A couple of things: lowering the ceiling and stepping it in some detail. With smaller, stepped soffits, you get the illusion of more steps so that it feels like there are bigger jumps in between. I think cleaning up sightlines so that you get a longer, cleaner, bigger mass, rather than three individual components along a wall. The TV, the fireplace, the built-in all become one element rather than three individual elements that read independently. And then just material selection. Over-sizing a tile helps. Running tile diagonally can give the illusion of longer lines through the space.

A lot of [Downtown condos] have a bowling alley feel to them. So you might want to try to segment that, either architecturally or with furniture, so that you have some stop points when you move through the house.

But you’ve also been in lofts where the ceiling is too high.

Yeah, high ceilings can be uncomfortable. They don’t have a human scale. You feel like you’re in a hotel lobby. So you do a big drop soffit that comes out over the seating area or the kitchen. That can give a feel of intimacy.

Speaking of kitchens, those can be tricky in a small condo.  How do you fit all of the cabinetry and appliances in a smaller space?

There’s really two different camps. It’s either, the clients eat out all the time, so they just want the kitchen to look good. Aesthetics over function. But then the other side is, ‘I do cook.’ It’s important for those clients to have a checklist of appliances. Workability is important. And that comes down to just really thoughtful cabinet design and layout. And really assessing what’s critical. There are a lot of great economical appliances: under-counter refrigeration, under-counter freezers, dish washer drawers. There are a lot of European brands, but places like Warners’ Stellian have all of them.

You’ve done a lot of home renovations. What are the biggest headaches of revamping a condo space?

Just the parameters that you have to stay within. These are all concrete constructions. The plumbing can’t be moved. There are things that you’re tied to that can’t be moved or altered. In condos built in the last six or seven years, [interior] selections were kept to a minimum. The option for a homeowner was stuff that was probably more suburban than urban. You were really penalized if you stepped outside of the box by making selections outside of their selection center. It was lighting pattern A, B or C. The cabinet is either maple or cherry.

We see a lot of people buying these units now who are like, ‘Oh, it’s a cultured marble countertop? It’s not granite?’ The cabinets are cheap. They’re stylistically not quite right. So people are going in and upgrading bathrooms. It’s really bathrooms and kitchens and lighting.
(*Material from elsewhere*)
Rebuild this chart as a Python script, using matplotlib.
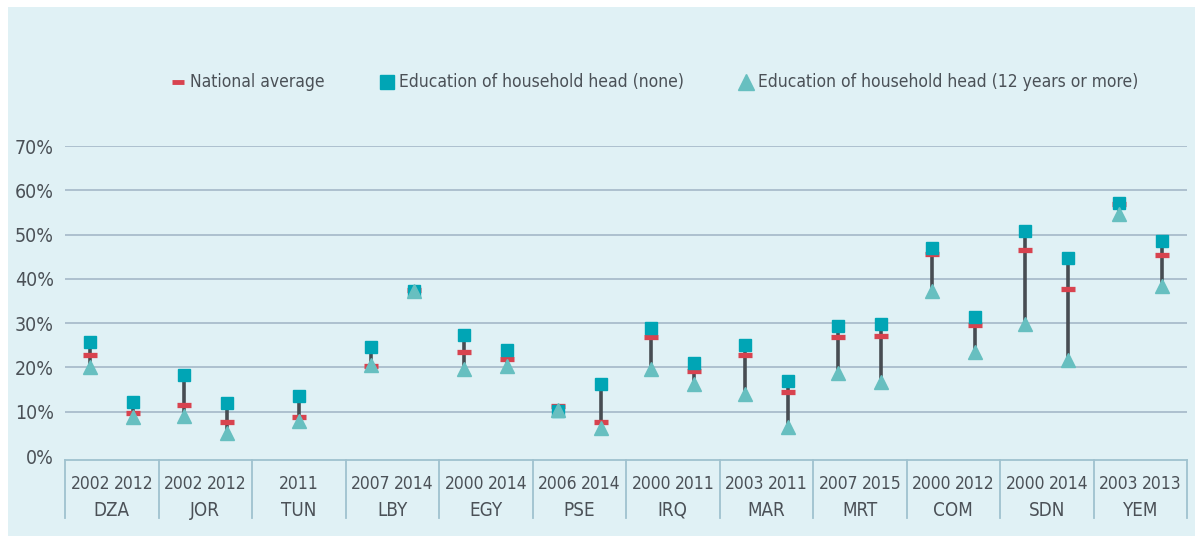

So who is this second generation of condo owners? What are their tastes like?

I think the demographic Downtown has leveled out a little more. When the condo/loft thing first was hot, there was actually more of a swing from the empty nesters, a lot of intrigue from the upper suburb areas to simplify, move Downtown, be urban. We had clients who sold the lake house, came Downtown and did it for three of four years, and then realized, ‘We need more elbow room. This isn’t quite what we thought.’

And so I see it now as kind of the 30s age group. First home experience. They have much more of a modernism feel to them. I’ve been in a lot of units that were first done with older clientele, units that were very much about reproducing suburbia. So you go in and it’s cherry raised-panel kitchen, cherry floors, enameled mill work, sheetrock-smooth ceiling. With the younger generation, it’s like, ‘The space is what it is.’ So I’m OK having these exposed concrete columns, or concrete floors, or duct work. I don’t mind seeing conduit on the ceilings. And that’s obviously more on the loft side, versus a finished place like the Carlyle. But I think it’s a mentality of a simpler lifestyle. Less clutter, less distraction.